The utility also spent hundreds of millions increasing the power at the now shuttered Crystal River nuclear plant and still wants customers to foot the bill for the expenses, though they'll never get a kilowatt for it.
FPL spokesman Mark Bubriski said the utility opposes changes to the law because it believes the law has resulted in major savings to utility customers already by using the fee to add 500 megawatts of power to existing nuclear plants.
"It is fortunate for Floridians that the Legislature rejected antinuclear activists' short-sighted efforts to repeal the law,'' he said. "We still have serious concerns regarding its impacts."
Having completed its upgrades, FPL recently asked the PSC to reduce the amount it seeks each year from customers for nuclear projects.
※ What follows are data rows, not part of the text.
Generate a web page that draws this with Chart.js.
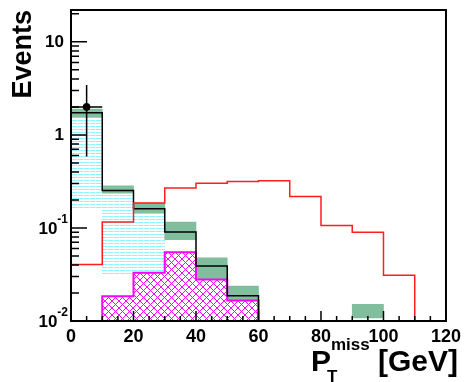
<!DOCTYPE html>
<html>
<head>
<meta charset="utf-8">
<script src="https://cdn.jsdelivr.net/npm/chart.js@4.4.1/dist/chart.umd.min.js"></script>
<style>
  html, body { margin: 0; padding: 0; background: #fff; }
  #wrap { width: 466px; height: 382px; }
</style>
</head>
<body>
<div id="wrap"><canvas id="plot" width="466" height="382"></canvas></div>
<script>
// 10 GeV bins from 0 to 120
const binEdges = [0, 10, 20, 30, 40, 50, 60, 70, 80, 90, 100, 110, 120];
const binCenters = [5, 15, 25, 35, 45, 55, 65, 75, 85, 95, 105, 115];

// red signal outline
const signal = [0.0404, 0.116, 0.185, 0.268, 0.303, 0.316, 0.321, 0.218, 0.106, 0.0897, 0.031, 0];
// black total background outline
const bkgTotal = [1.73, 0.253, 0.161, 0.0906, 0.0389, 0.0187, 0, 0, 0, 0, 0, 0];
// green uncertainty band
const bandLow = [1.55, 0.237, 0.145, 0.075, 0.0279, 0.0167, null, null, null, 0.0108, null, null];
const bandHigh = [1.9, 0.284, 0.185, 0.116, 0.0476, 0.0238, null, null, null, 0.0151, null, null];
// magenta hatched background
const bkgMagenta = [0, 0.0184, 0.033, 0.0548, 0.0279, 0.0166, 0, 0, 0, 0, 0, 0];
// cyan hatched background
const cyanLow = [0.157, 0.0316, 0.0316, null, null, null, null, null, null, null, null, null];
const cyanHigh = [1.68, 0.253, 0.161, null, null, null, null, null, null, null, null, null];
// data point
const dataX = [5];
const dataY = [2.0];
const dataErrLow = [0.586];
const dataErrHigh = [3.43];
const dataXErr = [5];

const yMin = 0.01, yMax = 22;
const yDecades = [0.01, 0.1, 1, 10];
const FONT = "'Liberation Sans', Arial, Helvetica, sans-serif";

function stepPoints(values) {
    let pts = [];
    for (let i = 0; i < values.length; i++) {
        pts.push({x: binEdges[i], y: values[i] > 0 ? values[i] : yMin});
    }
    const last = values[values.length - 1];
    pts.push({x: binEdges[binEdges.length - 1], y: last > 0 ? last : yMin});
    return pts;
}

function rangeBars(low, high) {
    let bars = [];
    for (let i = 0; i < binCenters.length; i++) {
        if (low[i] != null && high[i] != null) bars.push({x: binCenters[i], y: [low[i], high[i]]});
    }
    return bars;
}

function fillBars(values) {
    let bars = [];
    for (let i = 0; i < binCenters.length; i++) {
        if (values[i] > 0) bars.push({x: binCenters[i], y: [yMin, values[i]]});
    }
    return bars;
}

function makePattern(w, h, draw) {
    const c = document.createElement('canvas');
    c.width = w; c.height = h;
    const g = c.getContext('2d');
    draw(g);
    return document.getElementById('plot').getContext('2d').createPattern(c, 'repeat');
}

const cyanHatch = makePattern(6, 3, g => {
    g.fillStyle = 'rgb(140,245,255)';
    g.fillRect(0, 0, 5, 1);
    g.fillStyle = 'rgb(200,255,255)';
    g.fillRect(5, 0, 1, 1);
});
const magentaHatch = makePattern(7, 7, g => {
    g.strokeStyle = '#ff00ff';
    g.lineWidth = 1;
    g.beginPath();
    g.moveTo(0, 0); g.lineTo(7, 7);
    g.moveTo(7, 0); g.lineTo(0, 7);
    g.stroke();
});

const decor = {
    id: 'decor',
    afterDatasetsDraw(chart) {
        const {ctx, chartArea: a, scales: {x, y}} = chart;
        ctx.save();
        // data error bars
        ctx.strokeStyle = '#000';
        ctx.lineWidth = 1.5;
        dataX.forEach((xv, i) => {
            const px = x.getPixelForValue(xv);
            const py = y.getPixelForValue(dataY[i]);
            ctx.beginPath();
            ctx.moveTo(px, y.getPixelForValue(dataErrLow[i]));
            ctx.lineTo(px, y.getPixelForValue(dataErrHigh[i]));
            ctx.moveTo(x.getPixelForValue(xv - dataXErr[i]), py);
            ctx.lineTo(x.getPixelForValue(xv + dataXErr[i]), py);
            ctx.stroke();
        });

        // inner ticks
        ctx.lineWidth = 1.5;
        ctx.beginPath();
        for (let v = 0; v <= 120; v += 5) {
            const px = x.getPixelForValue(v);
            const len = v % 20 === 0 ? 10 : 5;
            ctx.moveTo(px, a.bottom);
            ctx.lineTo(px, a.bottom - len);
        }
        for (const d of yDecades) {
            for (let m = 1; m <= 9; m++) {
                const v = m * d;
                if (v > yMax) continue;
                const py = y.getPixelForValue(v);
                ctx.moveTo(a.left, py);
                ctx.lineTo(a.left + (m === 1 ? 16 : 8), py);
            }
        }
        ctx.stroke();

        // frame
        ctx.lineWidth = 2;
        ctx.strokeRect(a.left, a.top, a.right - a.left, a.bottom - a.top);

        // y tick labels
        ctx.fillStyle = '#000';
        ctx.textBaseline = 'middle';
        for (const d of yDecades) {
            const py = y.getPixelForValue(d);
            const exp = Math.round(Math.log10(d));
            if (exp >= 0) {
                ctx.font = 'bold 17px ' + FONT;
                ctx.textAlign = 'right';
                ctx.fillText(String(d), a.left - 7, py);
            } else {
                const sup = String(exp);
                ctx.font = 'bold 12px ' + FONT;
                const w2 = ctx.measureText(sup).width;
                const right = a.left - 3;
                ctx.textAlign = 'left';
                ctx.fillText(sup, right - w2, py - 8);
                ctx.font = 'bold 17px ' + FONT;
                ctx.textAlign = 'right';
                ctx.fillText('10', right - w2, py + 1);
            }
        }

        // y title
        ctx.save();
        ctx.translate(31, a.top);
        ctx.rotate(-Math.PI / 2);
        ctx.font = 'bold 27px ' + FONT;
        ctx.textAlign = 'right';
        ctx.textBaseline = 'alphabetic';
        ctx.fillText('Events', 0, 0);
        ctx.restore();

        // x title
        ctx.textBaseline = 'alphabetic';
        ctx.textAlign = 'left';
        ctx.font = 'bold 30px ' + FONT;
        ctx.fillText('P', 311, 371);
        ctx.font = 'bold 17px ' + FONT;
        ctx.fillText('miss', 331, 350);
        ctx.fillText('T', 327, 382);
        ctx.font = 'bold 30px ' + FONT;
        ctx.fillText('[GeV]', 378, 371);
        ctx.restore();
    }
};

const lineBase = {type: 'line', stepped: true, pointRadius: 0, fill: false, tension: 0, borderWidth: 1.5};
const barBase = {type: 'bar', grouped: false, barPercentage: 1, categoryPercentage: 1, borderWidth: 0};

new Chart(document.getElementById('plot'), {
    type: 'bar',
    data: {
        datasets: [
            Object.assign({}, barBase, {label: 'cyan', data: rangeBars(cyanLow, cyanHigh), backgroundColor: cyanHatch, order: 7}),
            Object.assign({}, barBase, {label: 'band', data: rangeBars(bandLow, bandHigh), backgroundColor: 'rgb(128,190,158)', order: 6}),
            Object.assign({}, barBase, {label: 'magenta', data: fillBars(bkgMagenta), backgroundColor: magentaHatch, order: 5}),
            Object.assign({}, lineBase, {label: 'magenta line', data: stepPoints(bkgMagenta), borderColor: '#ff00ff', borderWidth: 2, order: 4}),
            Object.assign({}, lineBase, {label: 'total', data: stepPoints(bkgTotal), borderColor: '#000', order: 3}),
            Object.assign({}, lineBase, {label: 'signal', data: stepPoints(signal), borderColor: 'rgb(255,30,30)', order: 2}),
            {
                type: 'scatter', label: 'data', order: 1,
                data: dataX.map((xv, i) => ({x: xv, y: dataY[i]})),
                pointRadius: 3.5, pointBackgroundColor: '#000', pointBorderColor: '#000'
            }
        ]
    },
    options: {
        responsive: false,
        animation: false,
        layout: {padding: {top: 10, right: 16, left: 0, bottom: 0}},
        plugins: {legend: {display: false}, tooltip: {enabled: false}},
        scales: {
            x: {
                type: 'linear', min: 0, max: 120, offset: false,
                grid: {display: false, drawTicks: false, offset: false},
                border: {display: false},
                ticks: {stepSize: 20, maxRotation: 0, padding: 5, color: '#000', font: {family: FONT, size: 18, weight: 'bold'}},
                afterFit: s => { s.height = 61; }
            },
            y: {
                type: 'logarithmic', min: yMin, max: yMax,
                grid: {display: false, drawTicks: false},
                border: {display: false},
                ticks: {display: false},
                afterFit: s => { s.width = 71; }
            }
        }
    },
    plugins: [decor]
});
</script>
</body>
</html>
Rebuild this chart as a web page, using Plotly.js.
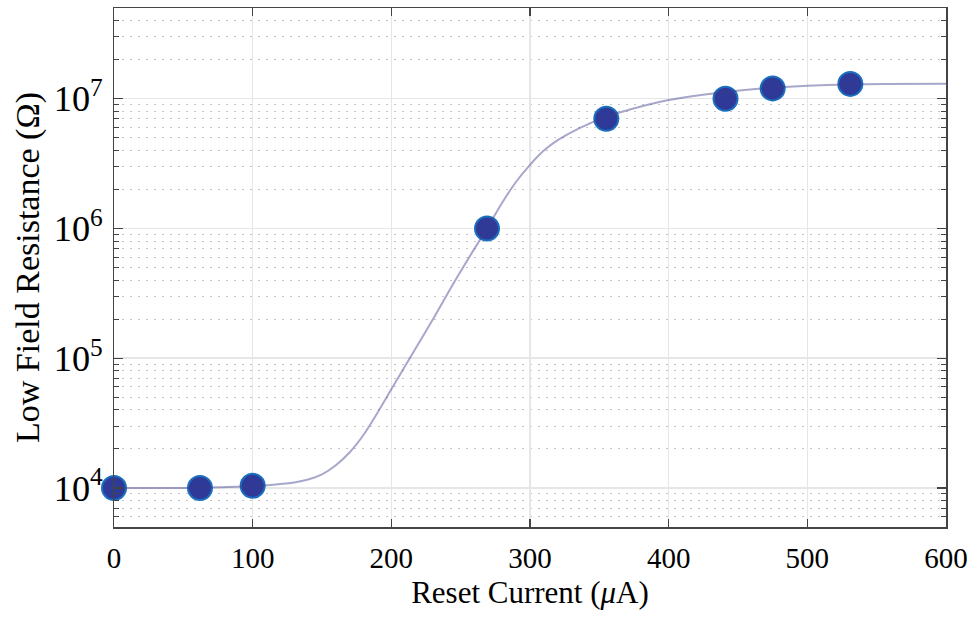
<!DOCTYPE html>
<html>
<head>
<meta charset="utf-8">
<script src="https://cdn.plot.ly/plotly-3.0.1.min.js"></script>
<style>html,body{margin:0;padding:0;background:#fff;}#chart{width:972px;height:617px;}</style>
</head>
<body>
<div id="chart"></div>
<script>
// Measured points
const currentPts = [0, 62, 100, 269, 355, 441, 475, 531];
const resistancePts = [1.0e4, 1.0e4, 1.04e4, 1.0e6, 7.0e6, 1.0e7, 1.2e7, 1.3e7];

// Fit curve (log10 of resistance)
const curveCurrent = [0, 50, 100, 115, 130, 140, 150, 160, 170, 180, 190, 200, 215, 230, 245, 258, 269, 280, 290, 300, 310, 320, 335, 355, 380, 400, 440, 475, 530, 600];
const curveLogR = [4.0, 4.0, 4.015, 4.025, 4.042, 4.065, 4.105, 4.175, 4.275, 4.41, 4.58, 4.76, 5.03, 5.3, 5.58, 5.81, 6.0, 6.2, 6.36, 6.49, 6.6, 6.68, 6.77, 6.86, 6.94, 6.99, 7.05, 7.085, 7.11, 7.115];
const curveR = curveLogR.map(v => Math.pow(10, v));

const serif = "Liberation Serif, Times New Roman, serif";

const traces = [
  {
    x: currentPts, y: resistancePts, type: "scatter", mode: "markers",
    marker: {size: 24, color: "#2f3a98", line: {color: "#1a6fbf", width: 2}},
    showlegend: false, cliponaxis: false
  },
  {
    x: curveCurrent, y: curveR, type: "scatter", mode: "lines",
    line: {color: "rgba(60,60,140,0.45)", width: 2, shape: "spline", smoothing: 0.8},
    showlegend: false
  }
];

const layout = {
  width: 972, height: 617,
  margin: {l: 114, r: 26, t: 8, b: 90},
  paper_bgcolor: "#fff", plot_bgcolor: "#fff",
  font: {family: serif, color: "#000", size: 29},
  xaxis: {
    range: [0, 600], dtick: 100, tick0: 0,
    ticks: "inside", ticklen: 8, tickwidth: 1.3, tickcolor: "#444",
    showline: true, linecolor: "#444", linewidth: 1.5, mirror: "ticks",
    showgrid: true, gridcolor: "#e6e6e6", gridwidth: 1.5,
    zeroline: false,
    tickfont: {family: serif, size: 29, color: "#000"},
    ticklabelstandoff: 5,
    title: {text: "Reset Current (<i>μ</i>A)", font: {family: serif, size: 31, color: "#000"}, standoff: 8}
  },
  yaxis: {
    type: "log", range: [Math.log10(5000), Math.log10(5e7)], dtick: 1,
    exponentformat: "power",
    ticks: "inside", ticklen: 9, tickwidth: 1.3, tickcolor: "#444",
    showline: true, linecolor: "#444", linewidth: 1.5, mirror: "ticks",
    showgrid: true, gridcolor: "#e6e6e6", gridwidth: 1.5,
    zeroline: false,
    tickfont: {family: serif, size: 29, color: "#000"},
    ticklabelstandoff: 4,
    minor: {dtick: "D1", ticks: "inside", ticklen: 5, tickcolor: "#444", tickwidth: 1, showgrid: true, gridcolor: "#c4c4c4", griddash: "2px,6px", gridwidth: 1},
    title: {text: "Low Field Resistance (Ω)", font: {family: serif, size: 34, color: "#000"}, standoff: 4}
  }
};

Plotly.newPlot("chart", traces, layout, {displayModeBar: false, staticPlot: true});
</script>
</body>
</html>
If adopted, the 1,000-kwh residential rate will drop from the current $1.65 a month to 30-cents a month beginning in January.
But the biggest dispute is over Duke and FPL's proposed use of the fee for new reactors that neither one has committed to build.
The Southern Alliance argued that because Duke and FPL are not committed to building the new plants, they should not be allowed to collect money in advance.
The Supreme Court disagreed.
"We note, however, that the PSC … addressed at great length the continued feasibility of the nuclear power plants at issue," the court said in its ruling issued Thursday.
In a 21-page opinion, the court concluded that the concerns of the Southern Alliance for Clean Energy amount "to a policy consideration best addressed by the Legislature, not this court."
Jerry Paul of the Energy Information Center, a coalition of nuclear engineers, commended the Supreme Court ruling.
"I think that's good for ratepayers who won't have to pay increased charges on the pre-construction of power plants by people who want zero-emission electric supply," Paul said.
Rep. Dwight Dudley, a St. Petersburg Democrat who filed legislation to repeal the nuclear fee, said the court decision was not unexpected and believes it returns the focus to the Legislature.
"There's a clear message here,'' he said. "It's not how they spend the money; it's how they take the money. It's taxation without representation when we have a CEO from a corporation take from us."